Retype the entries, please, from their first line to the line containing "return ((x - cx) / R, (cy - y) / R)", exactly and only those lines, minus the pictures.
··· GIVEN RECORDS ···
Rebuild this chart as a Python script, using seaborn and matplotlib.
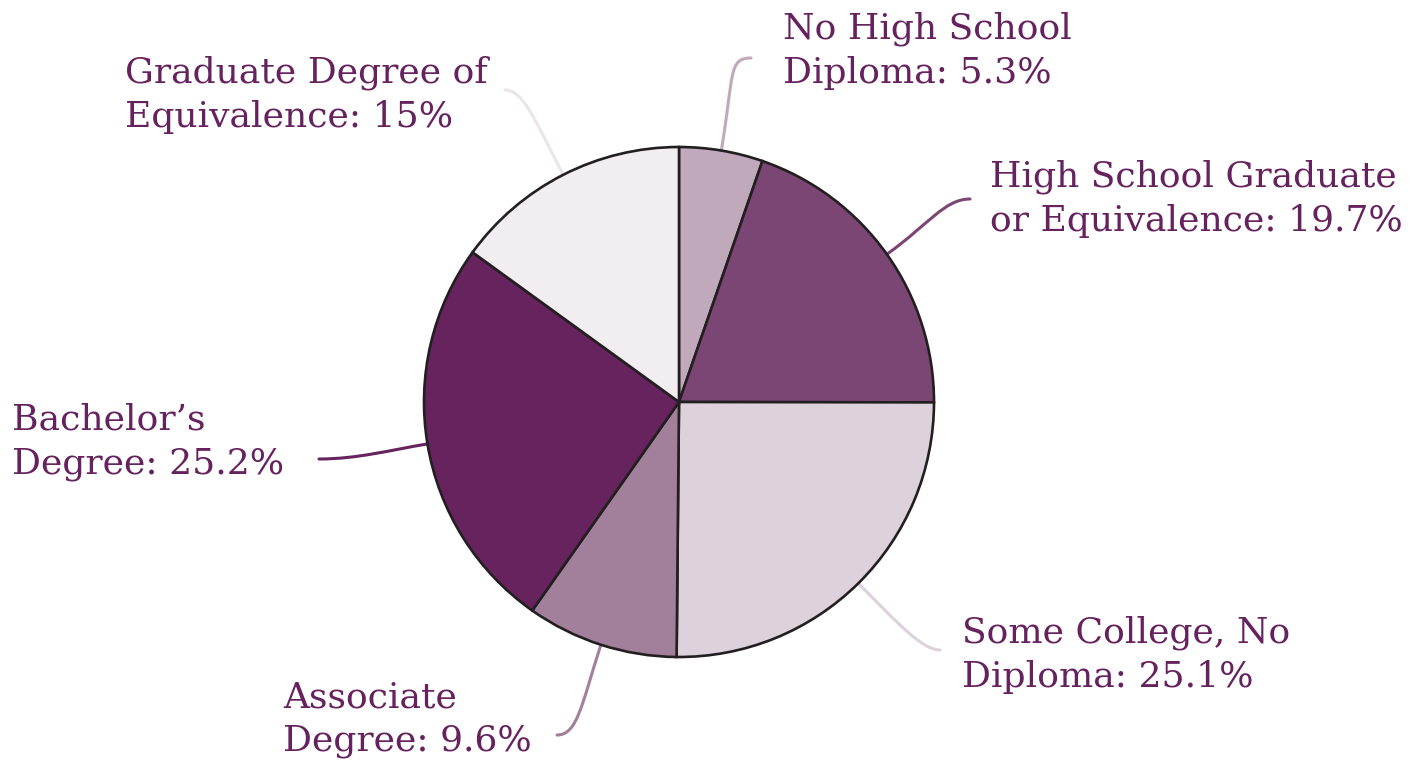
import numpy as np
import matplotlib
matplotlib.use("Agg")
import matplotlib.pyplot as plt
import seaborn as sns
from matplotlib.path import Path
from matplotlib.patches import PathPatch

categories = ["No High School\nDiploma", "High School Graduate\nor Equivalence",
              "Some College, No\nDiploma", "Associate\nDegree",
              "Bachelor\u2019s\nDegree", "Graduate Degree of\nEquivalence"]
values = [5.3, 19.7, 25.1, 9.6, 25.2, 15]
value_labels = ["5.3%", "19.7%", "25.1%", "9.6%", "25.2%", "15%"]
colors = ["#c1a9bc", "#7b4674", "#ddd1dc", "#a27f9b", "#67235e", "#f2edf1"]
line_colors = ["#c1a9bc", "#7b4674", "#ddd1dc", "#a27f9b", "#67235e", "#ebe4e9"]

sns.set_theme(style="white")
plt.rcParams["font.family"] = ["DejaVu Serif", "DejaVu Sans"]

W, H = 1413, 763
fig = plt.figure(figsize=(W / 100, H / 100), dpi=100)
ax = fig.add_axes([0, 0, 1, 1])
cx, cy, R = 679, 402, 255  # pixel layout of pie


def px(x, y):
    return ((x - cx) / R, (cy - y) / R)


wedges, _ = ax.pie(values, colors=colors, startangle=90, counterclock=False,
                   radius=1.0, center=(0, 0),
                   wedgeprops=dict(edgecolor="#231f20", linewidth=1.9))
ax.set_xlim(-cx / R, (W - cx) / R)
ax.set_ylim(-(H - cy) / R, cy / R)
ax.set_aspect("equal")
ax.axis("off")

text_color = "#66225e"
# label layout: (left x px, top y px), leader end px, end direction, radial ext
label_pos = [(783, 12), (990, 160), (962, 616), (283, 680), (12, 403), (125, 56)]
leader_end = [(751, 58), (970, 199), (940, 650), (557, 735), (319, 459), (505, 90)]
end_dir = [1, 1, 1, -1, -1, -1]
radial_ext = [0.30, 0.20, 0.22, 0.25, 0.15, 0.25]
hook = [0.09, 0.10, 0.07, 0.08, 0.15, 0.07]

for w, lab, vl, lp, le, d, lc, re, hk in zip(wedges, categories, value_labels,
                                             label_pos, leader_end, end_dir,
                                             line_colors, radial_ext, hook):
    ang = np.deg2rad((w.theta1 + w.theta2) / 2)
    sx, sy = np.cos(ang), np.sin(ang)
    ex, ey = px(*le)
    c1 = (sx * (1 + re), sy * (1 + re))
    c2 = (ex - d * hk, ey)
    path = Path([(sx, sy), c1, c2, (ex, ey)],
                [Path.MOVETO, Path.CURVE4, Path.CURVE4, Path.CURVE4])
    ax.add_patch(PathPatch(path, facecolor="none", edgecolor=lc, lw=2.2,
                           zorder=0, capstyle="round"))
    tx, ty = px(*lp)
    ax.text(tx, ty, f"{lab}: {vl}", ha="left", va="top", color=text_color,
            fontsize=26, linespacing=1.36)

fig.savefig("out.png", dpi=100, facecolor="white")
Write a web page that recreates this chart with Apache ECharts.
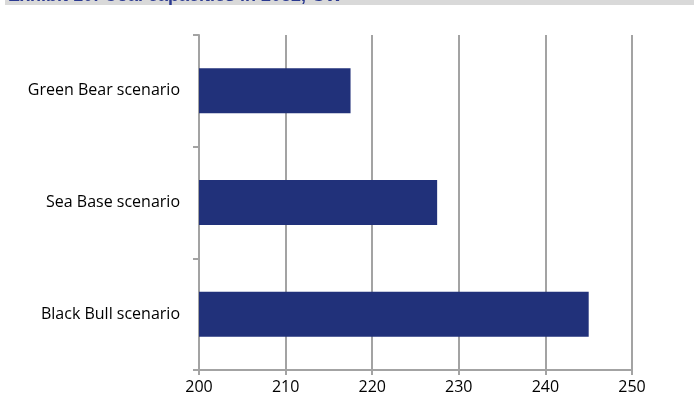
<!DOCTYPE html>
<html>
<head>
<meta charset="utf-8">
<script src="https://cdn.jsdelivr.net/npm/echarts@6/dist/echarts.min.js"></script>
<style>
  html, body { margin: 0; padding: 0; background: #fff; }
  #chart { width: 694px; height: 404px; }
</style>
</head>
<body>
<div id="chart"></div>
<script>
// Coal capacities by scenario (GW)
const scenarios = ['Black Bull scenario', 'Sea Base scenario', 'Green Bear scenario'];
const capacities = [245, 227.5, 217.5];
const valueTicks = { min: 200, max: 250, step: 10 };
const titleText = 'Exhibit 10: Coal capacities in 2032, GW';

const chart = echarts.init(document.getElementById('chart'), null, { renderer: 'canvas' });
const gridColor = '#a3a3a3';
const font = '"Open Sans", "Noto Sans", sans-serif';

chart.setOption({
  animation: false,
  graphic: [
    { type: 'rect', left: 5, top: 0, shape: { width: 689, height: 5 }, style: { fill: '#d9d9d9' }, z: 10 },
    { type: 'text', left: 8, top: -12.5, style: { text: titleText, fill: '#2b3990', font: 'bold 18px "Liberation Sans", sans-serif' }, z: 11 },
    { type: 'rect', left: 0, top: -20, shape: { width: 694, height: 20 }, style: { fill: '#fff' }, z: 12 }
  ],
  grid: { left: 199, right: 62, top: 35, bottom: 34, containLabel: false },
  xAxis: {
    type: 'value',
    min: valueTicks.min,
    max: valueTicks.max,
    interval: valueTicks.step,
    axisLine: { show: true, lineStyle: { color: gridColor, width: 2 } },
    axisTick: { show: true, length: 5, lineStyle: { color: gridColor, width: 2 } },
    splitLine: { show: true, lineStyle: { color: gridColor, width: 2 } },
    axisLabel: { color: '#000', fontSize: 16, fontFamily: font, margin: 9 }
  },
  yAxis: {
    type: 'category',
    data: scenarios,
    axisLine: { show: true, lineStyle: { color: gridColor, width: 2 } },
    axisTick: { show: true, length: 6, lineStyle: { color: gridColor, width: 2 } },
    axisLabel: { color: '#000', fontSize: 16, fontFamily: font, margin: 19 }
  },
  series: [{
    type: 'bar',
    data: capacities,
    barWidth: 45,
    itemStyle: { color: '#21317a' }
  }]
});
</script>
</body>
</html>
···
**THE RESULT:**
Rebuild this chart as a Python script, using seaborn and matplotlib.
import numpy as np
import matplotlib
matplotlib.use("Agg")
import matplotlib.pyplot as plt
import seaborn as sns
from matplotlib.path import Path
from matplotlib.patches import PathPatch

categories = ["No High School\nDiploma", "High School Graduate\nor Equivalence",
              "Some College, No\nDiploma", "Associate\nDegree",
              "Bachelor\u2019s\nDegree", "Graduate Degree of\nEquivalence"]
values = [5.3, 19.7, 25.1, 9.6, 25.2, 15]
value_labels = ["5.3%", "19.7%", "25.1%", "9.6%", "25.2%", "15%"]
colors = ["#c1a9bc", "#7b4674", "#ddd1dc", "#a27f9b", "#67235e", "#f2edf1"]
line_colors = ["#c1a9bc", "#7b4674", "#ddd1dc", "#a27f9b", "#67235e", "#ebe4e9"]

sns.set_theme(style="white")
plt.rcParams["font.family"] = ["DejaVu Serif", "DejaVu Sans"]

W, H = 1413, 763
fig = plt.figure(figsize=(W / 100, H / 100), dpi=100)
ax = fig.add_axes([0, 0, 1, 1])
cx, cy, R = 679, 402, 255  # pixel layout of pie


def px(x, y):
    return ((x - cx) / R, (cy - y) / R)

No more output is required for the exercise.